Medco Energi Internasional yang sudah teken kontrak dengan maskapai Korea di atas untuk membangun PLTN di Muria, memang sedang melakukan diversifikasi dari pertambangan migas, ke proyek-proyek energi yang lain. Di Batam, Medco memiliki dua perusahaan pembangkit tenaga listrik, yakni PT Mitra Energi Batam yang mengoperasikan Pembangkit Listrik Tenaga Gas (PLTG) Panaran I Batam yang sejak 2004 membangkitkan 2 x 27,75 MW, dengan nilai investasi US$ 30 juta; dan PT Dalle Energy Batam yang membangun PLTG Panaran II Batam dengan kapasitas 2 x 27,75 MW pula (Warta Ekonomi, 20 Agustus 2007: 31).

Itu belum semua.
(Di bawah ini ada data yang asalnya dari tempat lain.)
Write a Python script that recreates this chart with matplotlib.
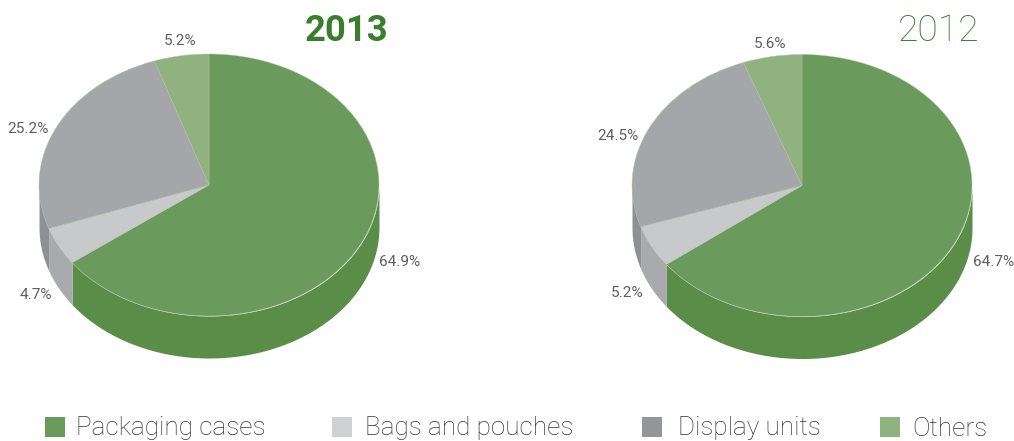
#!/usr/bin/env python3
import numpy as np
import matplotlib.pyplot as plt
from matplotlib.patches import Rectangle

W, H = 1014, 441
plt.rcParams['font.family'] = ['Roboto', 'DejaVu Sans']
plt.rcParams['font.weight'] = 'light'

categories = ['Packaging cases', 'Bags and pouches', 'Display units', 'Others']
values_2013 = [64.9, 4.7, 25.2, 5.2]
values_2012 = [64.7, 5.2, 24.5, 5.6]

top_cols = ['#6b9b5c', '#c8c9cb', '#a5a6a9', '#8fb27f']
side_cols = ['#5a8d47', '#a9aaae', '#8f9094', '#7fa06f']
legend_cols = ['#6b9b5c', '#d0d1d3', '#939598', '#8fb27f']
text_col = '#333335'

fig = plt.figure(figsize=(W / 100, H / 100), dpi=100)

RX, RY, DEPTH = 170, 131, 42


def disc(cx, cy, vals):
    # axes covers the ellipse and the wall under it
    ax = fig.add_axes([(cx - RX) / W, (H - cy - RY - DEPTH) / H, 2 * RX / W, (2 * RY + DEPTH) / H])
    ax.pie(vals, colors=top_cols, startangle=90, counterclock=False, radius=1,
           wedgeprops={'linewidth': 0.3, 'edgecolor': '#a9c49d'}, frame=False)
    ax.set_aspect('auto')
    ax.set_xlim(-1, 1)
    ax.set_ylim(-1 - DEPTH / RY, 1)
    ax.axis('off')
    d = DEPTH / RY
    # clockwise angle from 12 o'clock, only the front half has a visible wall
    edges = np.cumsum([0] + vals) / sum(vals) * 2 * np.pi
    for i in range(len(vals)):
        a, b = max(edges[i], np.pi / 2), min(edges[i + 1], 3 * np.pi / 2)
        if a >= b:
            continue
        t = np.linspace(a, b, 120)
        ax.fill_between(np.sin(t), np.cos(t), np.cos(t) - d, color=side_cols[i], lw=0, zorder=0)
    return ax


disc(209, 185, values_2013)
disc(802, 185.5, values_2012)


def px_text(x, y, s, size, **kw):
    kw.setdefault('color', text_col)
    fig.text(x / W, 1 - y / H, s, fontsize=size, va='center', **kw)


px_text(346.5, 31, '2013', 26.3, color='#3a7d2f', fontweight='bold', ha='center')
px_text(938.5, 31, '2012', 26.8, color='#3a7d2f', ha='center')

# slice labels, same order as the values
pos_2013 = [(379, 262), (20, 295), (7, 129), (164, 41)]
pos_2012 = [(973, 262), (611, 293), (597, 136), (754, 44)]
for vals, pos in [(values_2013, pos_2013), (values_2012, pos_2012)]:
    for v, (x, y) in zip(vals, pos):
        px_text(x, y, f'{v}%', 11, color='#5d5d5f', fontweight='normal')

# legend along the bottom
legend_x = [45, 332, 642, 880]
legend_tx = [76, 365, 678, 912]
for name, col, x, tx in zip(categories, legend_cols, legend_x, legend_tx):
    fig.add_artist(Rectangle((x / W, 1 - 437 / H), 20 / W, 20 / H, color=col, lw=0, transform=fig.transFigure))
    px_text(tx, 428.5, name, 18.8)

fig.savefig('out.png', dpi=100)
Medco juga pemilik 5% saham PT Energy Sengkang yang mengoperasikan pembangkit listrik tenaga gas dan uap (PLTGU) Sengkang di Sulawesi Selatan yang berkapasitas 135 MW. Baru-baru ini, Medco telah ditunjuk untuk mengoperasikan dan memelihara PLTU Tanjung Jati B dengan kapasitas 2 x 660 MW. Kemudian, bersama Ormat International Inc. dari AS dan Itochu Corp. dari Jepang, Medco juga telah menyatakan minatnya untuk membangun Pembangkit Tenaga Listrik Panasbumi di Sarulla, Sumatera Utara, dengan kapasitas 330 MW (Warta Ekonomi, 20 Agustus 2007, hal. 31-32).

Makanya, dari sudut logika bisnis, PT Medco Energi Internasional Tbk yang telah menjual 19,97 % sahamnya kepada Mitsubishi Corporation dari Jepang (Kompas, 27 Agustus 2007), masuk akallah bahwa perusahaan yang dipimpin oleh Hilmi Panigoro, adik kandung Arifin Panigoro, kini berusaha masuk ke pembangkitan listrik tenaga nuklir. Iming-imingnya kepada calon konsumennya, adalah bahwa harga listriknya bisa US$ 3 sen per kWh, lebih rendah dari pada harga listrik yang dihasilkan oleh PLTU atau PLTGU. Namun diakui oleh Hilmi Panigoro, bahwa “mendapat dukungan dari masyarakat adalah tantangan utama yang harus kita hadapi” (Warta Ekonomi, 20 Agustus 2007: 32).

TOLAK PLTN!!!
DARI uraian di atas kita bisa menyimpulkan, bahwa rencana pembangunan PLTN, bukanlah karena krisis tenaga listrik yang sering didengung-dengungkan, sebab dengan berbagai pembangkit yang ada terutama PLTA, PLTU, dan PLTGU ­ kebutuhan listrik untuk industri dan rumah tangga di Jawa sudah dapat terpenuhi. PLTU dan PLTGU, juga tidak akan menambah ketergantungan kita pada bahan baku dari luar negeri, sebab batubara dan gas kita berlimpah. Sedangkan untuk keperluan PLTN, kita harus mengimpor uranium dari Australia, untuk dijadikan isotop yang ‘dibakar’ di dalam reaktor PLTN, yang menimbulkan permasalahan baru lagi, yakni pengamanan limbah nuklirnya.

Jadi sebenarnya, pembangunan PLTN lebih merupakan ambisi kaum pengusaha yang dekat ke Istana, atau mendekat ke Istana, dengan menawarkan iming-iming dukungan buat Pemilu dan Pilpres 2009. Sementara dampaknya, begitu banyak, dan sangat sulit dikendalikan. Karena itu, mengutip kata penyair Wijih Tukul, menghadapi rencana pembangunan PLTN di Semenanjung Muria ini: Lawan!

Yogyakarta, 31 September 2007.

Kepustakaan:
Aditjondro, George Junus (2003). Korban-korban pembangunan: Tilikan terhadap beberapa kasus perusakan lingkungan di tanah air. Yogyakarta: Pustaka Pelajar. Bagian II: Dilema Seputar Pembangunan PLTN, hal. 105 s/d 272.
--------------- (2006). Korupsi kepresidenan: Reproduksi oligarki berkaki tiga: Istana, tangsi, dan partai penguasa. Yogyakarta: LkiS.
Eurodad (2007). Skeletons in the cupboard: Illegitimate debt claims of the G7. Brusssels: Eurodad.